What you have to do - Working from the top of the listing below, retype each line through the line containing "const CENTER = [59.8, 60.2];", both included, with no pictures.

Data section -
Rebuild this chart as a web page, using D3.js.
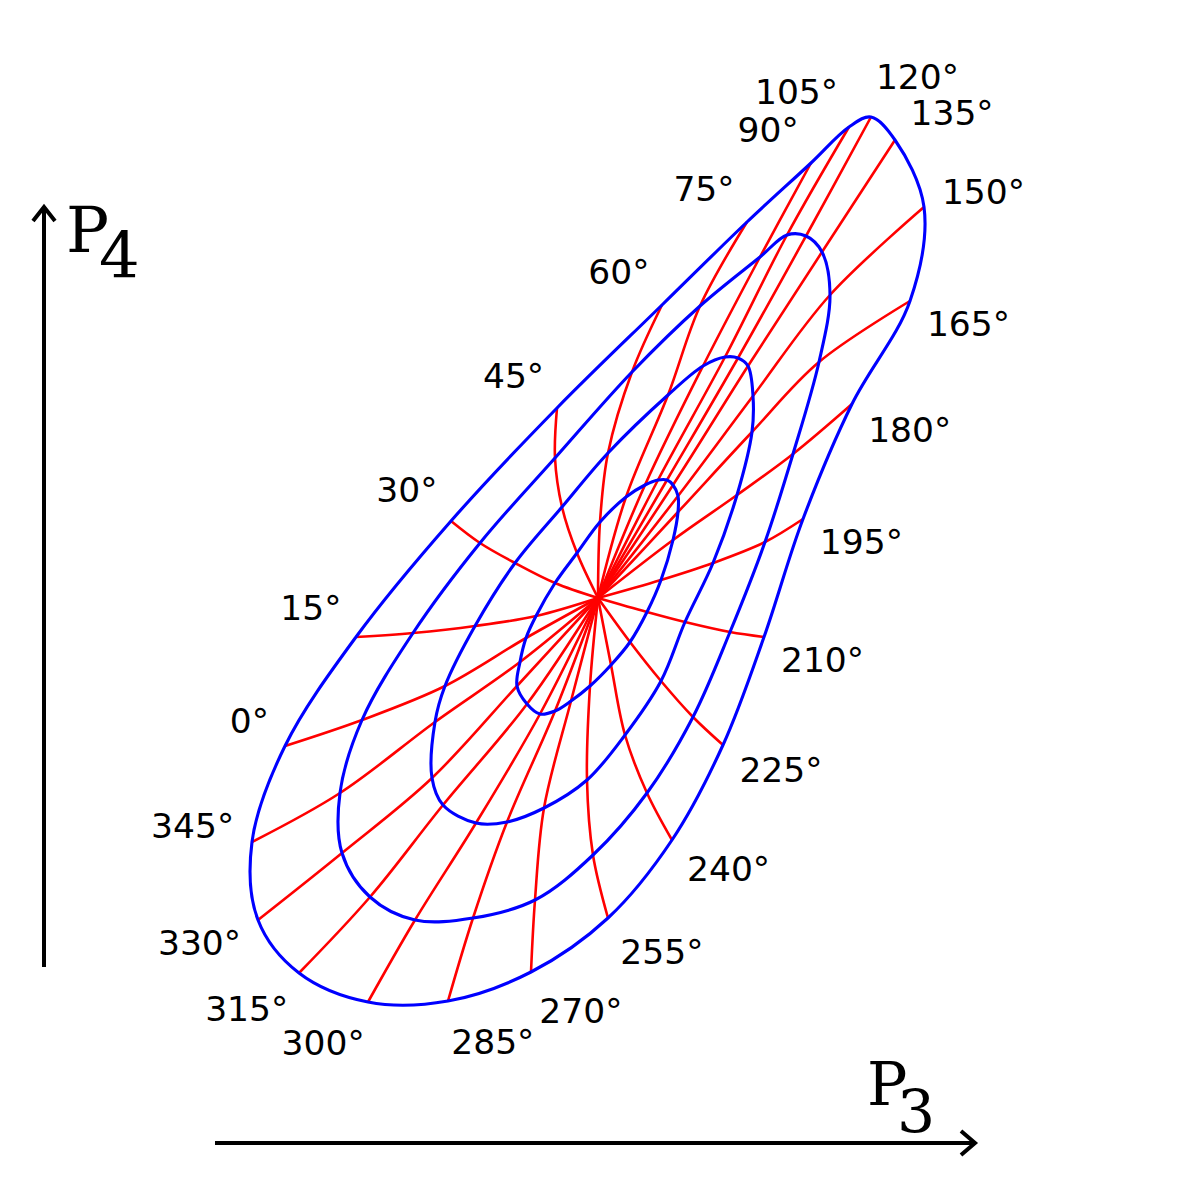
<!DOCTYPE html>
<html>
<head>
<meta charset="utf-8">
<title>P3 / P4 polar map</title>
<script src="https://cdn.jsdelivr.net/npm/d3@7"></script>
<style>
  html, body { margin: 0; padding: 0; background: #fff; }
  #chart { width: 1200px; height: 1200px; }
</style>
</head>
<body>
<div id="chart"></div>
<script>
/* Distorted polar grid in the (P3, P4) plane.
   Red rays = constant angle, blue loops = constant radius (4 levels). */
(function () {
  'use strict';

  const W = 1200, H = 1200;
  const RAY_COLOR = '#ff0000';
  const RING_COLOR = '#0000ff';

  // Angle of each ray (degrees)
  const ANGLES = [0, 15, 30, 45, 60, 75, 90, 105, 120, 135, 150, 165,
                  180, 195, 210, 225, 240, 255, 270, 285, 300, 315, 330, 345];

  // Common origin of every ray, [P3, P4]
  const CENTER = [59.8, 60.2];

  // Where each ray meets ring 1..4 (same order as ANGLES), [P3, P4]
  const RING_1 = [
    [52.6, 56.2], [53.6, 58.4], [55.5, 61.7], [57.7, 64.7], [60.0, 67.8], [62.6, 70.3],
    [64.5, 71.5], [65.8, 72.0], [66.7, 72.0], [67.3, 71.5], [67.8, 70.4], [67.8, 68.8],
    [67.3, 66.0], [66.1, 62.0], [64.7, 58.8], [63.0, 55.8], [61.1, 53.5], [59.0, 51.4],
    [57.1, 49.9], [55.5, 48.9], [54.0, 48.6], [52.7, 49.6], [51.7, 51.4], [52.0, 53.8]
  ];
  const RING_2 = [
    [44.5, 51.4], [47.5, 57.4], [51.5, 63.7], [56.2, 69.3], [60.8, 74.7], [66.8, 80.5],
    [70.3, 83.4], [72.5, 84.3], [73.8, 84.2], [74.8, 83.4], [75.3, 80.4], [75.2, 76.8],
    [73.7, 70.5], [71.3, 63.7], [68.5, 57.8], [66.1, 51.9], [62.5, 46.5], [58.7, 42.0],
    [54.4, 39.2], [50.7, 37.8], [47.6, 37.7], [44.3, 39.5], [43.2, 42.2], [43.5, 47.8]
  ];
  const RING_3 = [
    [36.2, 48.0], [41.3, 56.7], [48.0, 65.7], [55.5, 74.2], [63.2, 82.8], [70.0, 89.4],
    [76.0, 94.3], [78.7, 96.5], [80.6, 96.4], [82.2, 94.8], [83.0, 90.5], [81.9, 83.8],
    [79.3, 74.6], [76.5, 65.8], [73.0, 56.8], [69.3, 48.3], [64.7, 40.7], [59.3, 34.5],
    [53.5, 30.0], [47.3, 28.2], [41.5, 28.0], [37.0, 30.3], [34.2, 34.7], [34.0, 40.7]
  ];
  const RING_4 = [
    [28.5, 45.4], [35.6, 56.3], [45.1, 67.9], [55.7, 79.2], [66.2, 89.5], [74.7, 97.8],
    [81.1, 103.7], [84.9, 107.3], [87.1, 108.3], [89.5, 106.0], [92.4, 99.3], [91.0, 89.9],
    [85.2, 79.6], [80.3, 68.1], [76.4, 56.3], [72.3, 45.5], [67.2, 36.0], [60.8, 28.2],
    [53.1, 22.8], [44.8, 19.9], [36.8, 19.8], [29.9, 22.7], [25.8, 28.0], [25.2, 35.8]
  ];

  const RINGS = [RING_1, RING_2, RING_3, RING_4];

  const x = d3.scaleLinear().domain([0, 120]).range([0, W]);
  const y = d3.scaleLinear().domain([0, 120]).range([H, 0]);

  const svg = d3.select('#chart')
    .append('svg')
    .attr('width', W)
    .attr('height', H)
    .attr('viewBox', `0 0 ${W} ${H}`);

  svg.append('rect').attr('width', W).attr('height', H).attr('fill', '#fff');

  // --- Rays (drawn first, rings sit on top) ---
  const rayLine = d3.line()
    .x(d => x(d[0])).y(d => y(d[1]))
    .curve(d3.curveCatmullRom.alpha(0.5));

  svg.append('g')
    .selectAll('path')
    .data(ANGLES.map((a, i) => [CENTER, ...RINGS.map(r => r[i])]))
    .join('path')
    .attr('d', rayLine)
    .attr('fill', 'none')
    .attr('stroke', RAY_COLOR)
    .attr('stroke-width', 2.6);

  // --- Rings ---
  const ringLine = d3.line()
    .x(d => x(d[0])).y(d => y(d[1]))
    .curve(d3.curveCatmullRomClosed.alpha(0.5));

  svg.append('g')
    .selectAll('path')
    .data(RINGS)
    .join('path')
    .attr('d', ringLine)
    .attr('fill', 'none')
    .attr('stroke', RING_COLOR)
    .attr('stroke-width', 3.1);

  // --- Angle labels, pushed outward along the normal of the outer ring ---
  const FS = 34.5;
  const n = RING_4.length;
  const labels = svg.append('g')
    .attr('font-family', '"DejaVu Sans", sans-serif')
    .attr('font-size', FS)
    .attr('fill', '#000');

  ANGLES.forEach((a, i) => {
    const p = RING_4[i];
    const prev = RING_4[(i - 1 + n) % n];
    const next = RING_4[(i + 1) % n];
    const px = x(p[0]), py = y(p[1]);
    const tx = x(next[0]) - x(prev[0]);
    const ty = y(next[1]) - y(prev[1]);
    const len = Math.hypot(tx, ty);
    const nx = ty / len, ny = -tx / len;   // outward normal (ring runs clockwise on screen)

    const ax = px + nx * 18;
    const ay = py + ny * 29;

    labels.append('text')
      .attr('x', ax)
      .attr('y', ny < 0 ? ay : ay + FS * 0.72)
      .attr('text-anchor', nx < 0 ? 'end' : 'start')
      .text(a + '°');
  });

  // --- Axis arrows ---
  const axes = svg.append('g')
    .attr('stroke', '#000')
    .attr('stroke-width', 4)
    .attr('fill', 'none');

  // P4 (vertical)
  axes.append('line').attr('x1', 44).attr('y1', 967).attr('x2', 44).attr('y2', 209);
  axes.append('polyline').attr('points', '33,221 44,207 55,221')
    .attr('stroke-linejoin', 'miter');

  // P3 (horizontal)
  axes.append('line').attr('x1', 215).attr('y1', 1143).attr('x2', 972).attr('y2', 1143);
  axes.append('polyline').attr('points', '961,1131 975,1143 961,1155')
    .attr('stroke-linejoin', 'miter');

  // Axis names: "P" with a lowered index in one text element
  function axisName(px, py, size, sub, subX, subDy) {
    const t = svg.append('text')
      .attr('x', px).attr('y', py)
      .attr('font-family', '"DejaVu Serif", serif')
      .attr('font-size', size)
      .attr('fill', '#000');
    const p = t.append('tspan').text('P');
    const pw = p.node().getComputedTextLength();
    t.append('tspan')
      .attr('dx', subX - (px + pw))
      .attr('dy', subDy)
      .text(sub);
  }

  axisName(66, 252, 64, '4', 99, 26);
  axisName(867, 1105, 60, '3', 897, 28);
})();
</script>
</body>
</html>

Answer to the task -
Rebuild this chart as a web page, using D3.js.
<!DOCTYPE html>
<html>
<head>
<meta charset="utf-8">
<title>P3 / P4 polar map</title>
<script src="https://cdn.jsdelivr.net/npm/d3@7"></script>
<style>
  html, body { margin: 0; padding: 0; background: #fff; }
  #chart { width: 1200px; height: 1200px; }
</style>
</head>
<body>
<div id="chart"></div>
<script>
/* Distorted polar grid in the (P3, P4) plane.
   Red rays = constant angle, blue loops = constant radius (4 levels). */
(function () {
  'use strict';

  const W = 1200, H = 1200;
  const RAY_COLOR = '#ff0000';
  const RING_COLOR = '#0000ff';

  // Angle of each ray (degrees)
  const ANGLES = [0, 15, 30, 45, 60, 75, 90, 105, 120, 135, 150, 165,
                  180, 195, 210, 225, 240, 255, 270, 285, 300, 315, 330, 345];

  // Common origin of every ray, [P3, P4]
  const CENTER = [59.8, 60.2];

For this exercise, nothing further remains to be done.